Situation, Pain, Impact, Critical Event, Decision. It is a discovery and qualification framework created by Winning by Design for recurring-revenue sales. Situation is how the buyer operates today, Pain is what breaks, Impact is what that costs, the Critical Event is a dated deadline with a consequence, and Decision covers the criteria and process for buying.
How is SPICED different from BANT and MEDDPICC?
BANT gates on budget and authority, which qualifies the transaction. MEDDPICC maps enterprise deal complexity, which qualifies the close. SPICED centers on Impact - the quantified business outcome - because in recurring revenue the sale is only profitable if the customer renews, and customers renew on impact, not on whether they once had budget.
What counts as a Critical Event in SPICED?

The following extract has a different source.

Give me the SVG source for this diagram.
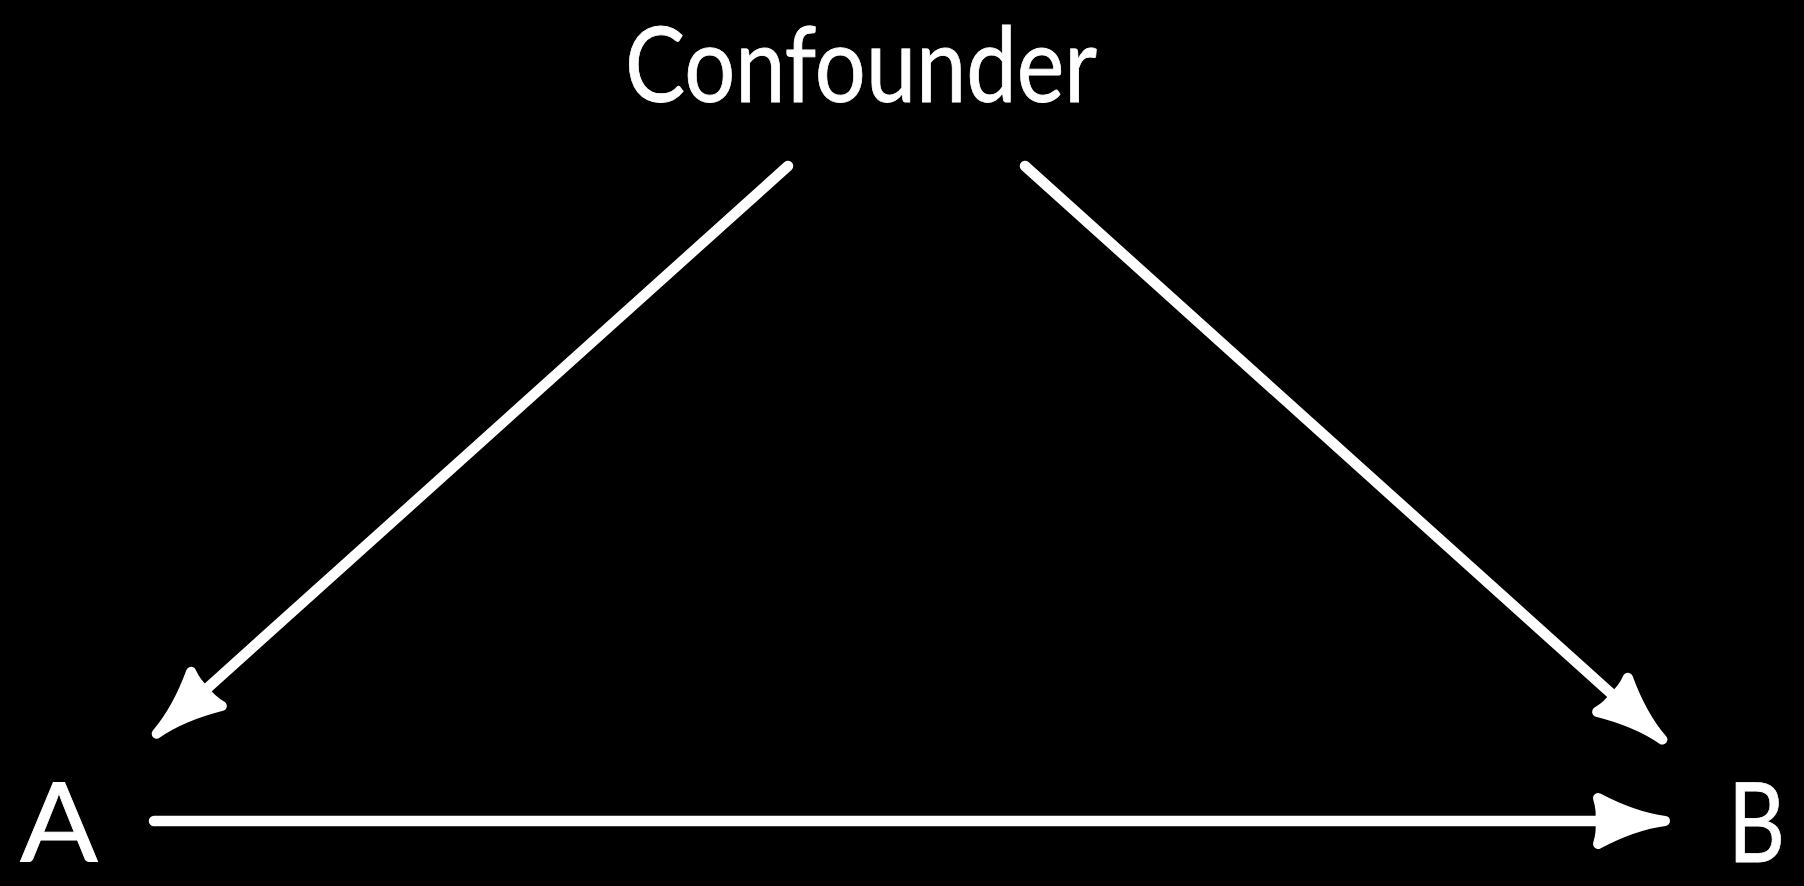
<svg xmlns="http://www.w3.org/2000/svg" width="1804" height="886" viewBox="0 0 1804 886">
<style>
.lbl{font-family:Lato,"Liberation Sans",sans-serif;font-size:110px;fill:#fff;stroke:#fff;stroke-width:0.8;font-weight:400}
.top{font-size:104px}
.edge{stroke:#fff;stroke-width:10.5;stroke-linecap:round;fill:none}
</style>
<defs>
<marker id="ah" markerUnits="userSpaceOnUse" markerWidth="160" markerHeight="100" viewBox="-80 -50 160 100" refX="0" refY="0" orient="auto" overflow="visible">
<path d="M35 0 Q4 -4 -32 -23 Q-28 -10 -30 0 Q-28 10 -32 23 Q4 4 35 0 Z" fill="#fff" stroke="#fff" stroke-width="10" stroke-linejoin="round"/>
</marker>
</defs>
<rect width="1804" height="886" fill="#000"/>
<g id="confounder"><text class="lbl top" x="625" y="102" textLength="472" lengthAdjust="spacingAndGlyphs">Confounder</text></g>
<g id="A"><text class="lbl" x="20" y="862" textLength="78" lengthAdjust="spacingAndGlyphs">A</text></g>
<g id="B"><text class="lbl" x="1728" y="862" textLength="57" lengthAdjust="spacingAndGlyphs">B</text></g>
<g id="connectors">
<line class="edge" x1="788" y1="166" x2="182.7" y2="710.3" marker-end="url(#ah)"/>
<line class="edge" x1="1025" y1="166" x2="1636.3" y2="716.2" marker-end="url(#ah)"/>
<line class="edge" x1="154" y1="821" x2="1630" y2="821" marker-end="url(#ah)"/>
</g>
</svg>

A Critical Event needs a date and a consequence: something happens on a specific day, and missing it costs the buyer something concrete - a contract renewal, a launch, a compliance deadline, a board commitment. A vague desire to move fast is a compelling event at best. If you cannot name the date and the cost of missing it, record the deal as having a gap on Critical Event.
Can an AI agent fill in SPICED automatically?
Yes. Give the agent a discovery-call transcript and a prompt that maps quotes to the five SPICED components, then have it write the results into structured CRM fields. The prompt on this page enforces evidence rules - buyer quotes for Pain, a number for Impact, date plus consequence for Critical Event - and flags any letter it could not support as a gap instead of inventing an answer.
Do I need Relm to use this SPICED template?
No. The framework, questions, and field list work in any CRM - the field kit maps one-to-one to custom properties in HubSpot, Pipedrive, or a spreadsheet. Relm is the fastest way to apply it programmatically: one POST per field to register the kit, and an MCP server so an agent can read a transcript and fill the fields without a human clicking through a UI.